Soweit Prozesskostenhilfe aus den o.g. Rechtsgründen für die Zeit vor Eintritt der Entscheidungsreife abgelehnt wurde, findet gegen diesen Beschluss nach Auffassung des 11. Senates des LSG Niedersachsen-Bremen (vgl. Beschluss vom 17.09.2010 – L 11 AS 1025/10 B -) die Beschwerde zum Landessozialgericht (LSG) Niedersachsen-Bremen statt (§ 172 SGG).
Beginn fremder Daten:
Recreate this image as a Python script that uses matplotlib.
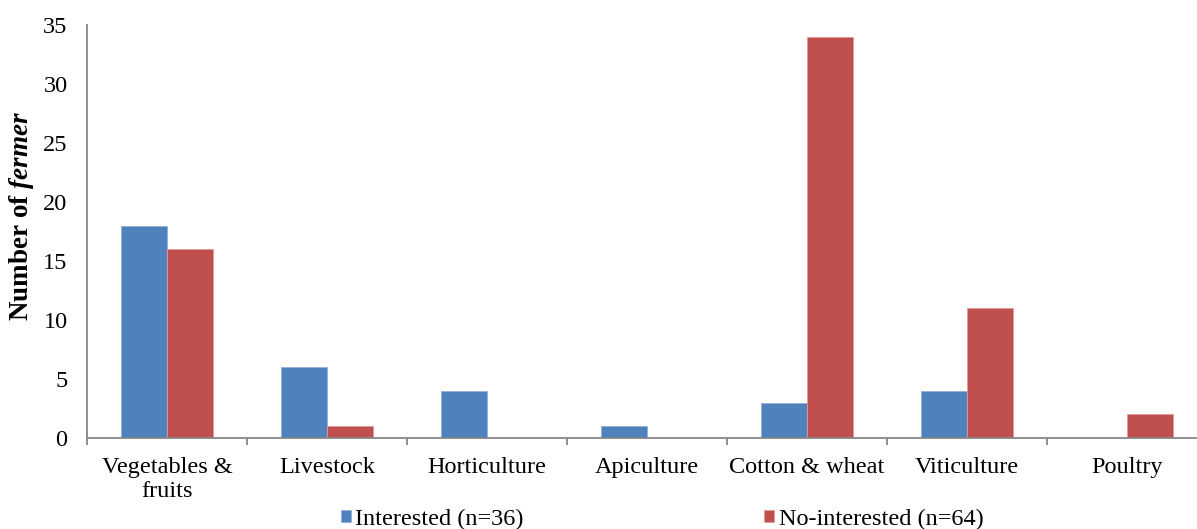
import matplotlib.pyplot as plt
import numpy as np

categories = ["Vegetables &\nfruits", "Livestock", "Horticulture", "Apiculture",
              "Cotton & wheat", "Viticulture", "Poultry"]
interested = [18, 6, 4, 1, 3, 4, 0]
no_interested = [16, 1, 0, 0, 34, 11, 2]
series_names = ["Interested (n=36)", "No-interested (n=64)"]

plt.rcParams["font.family"] = "Liberation Serif"
plt.rcParams["mathtext.fontset"] = "custom"
plt.rcParams["mathtext.rm"] = "Liberation Serif"
plt.rcParams["mathtext.bf"] = "Liberation Serif:bold"
plt.rcParams["mathtext.bfit"] = "Liberation Serif:italic:bold"

fs = 17.5
W, H = 1197, 529
fig = plt.figure(figsize=(W / 100, H / 100), dpi=100)
# axes box in pixels: left 87, bottom spine 438, top 25; right edge runs off the figure
left, right, top, bottom = 87, 1207, 25, 438
ax = fig.add_axes([left / W, (H - bottom) / H, (right - left) / W, (bottom - top) / H])

x = np.arange(len(categories))
w = 0.2875
ax.bar(x - w / 2, interested, w, color="#4F81BD", edgecolor="#8FB0DA", linewidth=0.6,
       label=series_names[0])
ax.bar(x + w / 2, no_interested, w, color="#C0504D", edgecolor="#E09A98", linewidth=0.6,
       label=series_names[1])

ax.set_xlim(-0.5, len(categories) - 0.5)
ax.set_ylim(0, 35)
ax.set_yticks(range(0, 36, 5))
ax.set_xticks(x)
ax.set_xticklabels(categories, linespacing=1.15)
ax.set_xticks(np.arange(-0.5, len(categories), 1), minor=True)

for s in ["top", "right"]:
    ax.spines[s].set_visible(False)
for s in ["left", "bottom"]:
    ax.spines[s].set_color("#868686")
    ax.spines[s].set_linewidth(1.3)

ax.tick_params(axis="y", length=0, pad=14, labelsize=fs)
ax.tick_params(axis="x", which="major", length=0, pad=14, labelsize=fs)
ax.tick_params(axis="x", which="minor", length=5, width=1.3, color="#868686", direction="out")

fig.text(22 / W, 1 - 216 / H, r"Number of $\mathbfit{fermer}$", rotation=90,
         ha="center", va="center", fontsize=19.5, fontweight="bold")

fig.legend(loc="center", bbox_to_anchor=(662 / W, 1 - 519 / H), ncol=2, frameon=False,
           fontsize=fs, handlelength=0.42, handleheight=0.42, handletextpad=0.17,
           columnspacing=9.9, borderaxespad=0)

fig.savefig("out.png", dpi=100)
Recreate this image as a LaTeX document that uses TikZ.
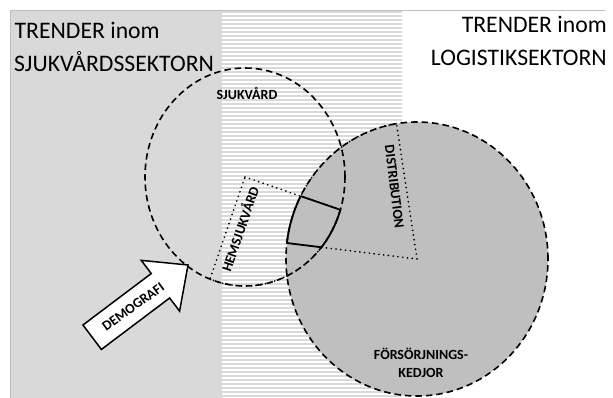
\documentclass[tikz,border=0pt]{standalone}
\usepackage{fontspec}
\setmainfont{Carlito}
\definecolor{panelgray}{HTML}{D9D9D9}
\definecolor{stripegray}{HTML}{D9D9D9}
\definecolor{framegray}{HTML}{BDBDBD}
\definecolor{chaingray}{HTML}{BFBFBF}
\tikzset{
  title/.style={inner sep=0pt, font=\fontsize{23.7}{28}\selectfont},
  label/.style={inner sep=0pt, text height=0.63em, text depth=0pt,
                font=\fontsize{14}{16}\selectfont\bfseries},
  dashline/.style={line width=1.6pt, dash pattern=on 6.5pt off 4pt},
  dotline/.style={line width=1.9pt, line cap=round, dash pattern=on 0pt off 4.8pt},
  quadline/.style={line width=1.8pt, line join=round},
  arrowbox/.style={draw=black, fill=white, line width=1.5pt, line join=miter},
}
\begin{document}
\begin{tikzpicture}[x=1pt, y=-1pt]
\useasboundingbox (0,0) rectangle (613,398);
\fill[white] (0,0) rectangle (613,398);

% health-care side panel
\fill[panelgray] (10,10) rectangle (222,398);

% striped transition band
\begin{scope}
  \clip (222,10) rectangle (402,398);
  \fill[white] (222,10) rectangle (402,398);
  \foreach \k in {0,...,97}
    \fill[stripegray] (222,{11+4*\k}) rectangle (402,{13+4*\k});
\end{scope}

% frame
\draw[framegray, line width=1.5pt] (10.5,398) -- (10.5,10.5) -- (605,10.5);

% supply-chain circle
\draw[dashline, fill=chaingray] (417,259) ellipse [x radius=131pt, y radius=137pt];

% health-care circle
\draw[dashline] (245,177) ellipse [x radius=100pt, y radius=109pt];

% home-care sector of the health-care circle
\draw[dotline] (245,177)
  -- plot[domain=17.5:110.5, samples=50] ({245+100*cos(\x)},{177+109*sin(\x)}) -- cycle;

% distribution sector of the supply-chain circle
\draw[dotline] (417,259)
  -- plot[domain=186.7:261, samples=50] ({417+131*cos(\x)},{259+137*sin(\x)}) -- cycle;

% overlap of the two sectors
\begin{scope}
  \clip (245,177)
    -- plot[domain=17.5:110.5, samples=50] ({245+100*cos(\x)},{177+109*sin(\x)}) -- cycle;
  \draw[quadline] (417,259)
    -- plot[domain=186.7:261, samples=50] ({417+131*cos(\x)},{259+137*sin(\x)}) -- cycle;
\end{scope}
\begin{scope}
  \clip (417,259)
    -- plot[domain=186.7:261, samples=50] ({417+131*cos(\x)},{259+137*sin(\x)}) -- cycle;
  \draw[quadline] (245,177)
    -- plot[domain=17.5:110.5, samples=50] ({245+100*cos(\x)},{177+109*sin(\x)}) -- cycle;
\end{scope}

% demography block arrow
\begin{scope}[shift={(188,265)}, rotate=37]
  \draw[arrowbox] (0,0) -- (-34.5,-31.8) -- (-34.5,-15.3) -- (-120,-15.3)
    -- (-120,15.3) -- (-34.5,15.3) -- (-34.5,31.8) -- cycle;
\end{scope}
\node[label, rotate=36] (demografi) at (134,308) {DEMOGRAFI};

% headings
\node[title, anchor=base west] (trendL) at (14.5,38.5) {TRENDER inom};
\node[title, anchor=base west] (sektorL) at (14,72) {SJUKVÅRDSSEKTORN};
\node[title, anchor=base east] (trendR) at (607,33) {TRENDER inom};
\node[title, anchor=base east] (sektorR) at (607,65.5) {LOGISTIKSEKTORN};

% circle and sector labels
\node[label, anchor=base] (sjukvard) at (247,100) {SJUKVÅRD};
\node[label, rotate=71] (hemsjukvard) at (242,230) {HEMSJUKVÅRD};
\node[label, rotate=-83] (distribution) at (393,187) {DISTRIBUTION};
\node[label, anchor=base] (fors) at (421,359.5) {FÖRSÖRJNINGS-};
\node[label, anchor=base] (kedjor) at (421,377) {KEDJOR};
\end{tikzpicture}
\end{document}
Sie ist binnen eines Monats nach Zustellung dieses Beschlusses beim Sozialgericht Hildesheim, Kreuzstraße 8, 31134 Hildesheim, schriftlich oder zur Niederschrift des Urkundsbeamten der Geschäftsstelle einzulegen (§ 173 SGG).

Die Beschwerdefrist ist auch gewahrt, wenn die Beschwerde bei dem Landessozialgericht Niedersachsen-Bremen, Georg-Wilhelm-Straße 1, 29223 Celle oder bei der Zweigstelle des Landessozialgerichts Niedersachsen-Bremen, Am Wall 198, 28195 Bremen, innerhalb der Monatsfrist, schriftlich oder zur Niederschrift des Urkundsbeamten der Geschäftsstelle eingelegt wird.

Nach Auffassung des 6. Senates des LSG Niedersachsen-Bremen (vgl. Beschlüsse vom 03.11.2010 – L 6 AS 264/10 B -, vom 08.11.2010 – L 6 AS 704/10 B -) ist dieser Beschluss für die Klägerinnen nach § 172 Abs. 3 Nr. 2 SGG nicht mit der Beschwerde anfechtbar.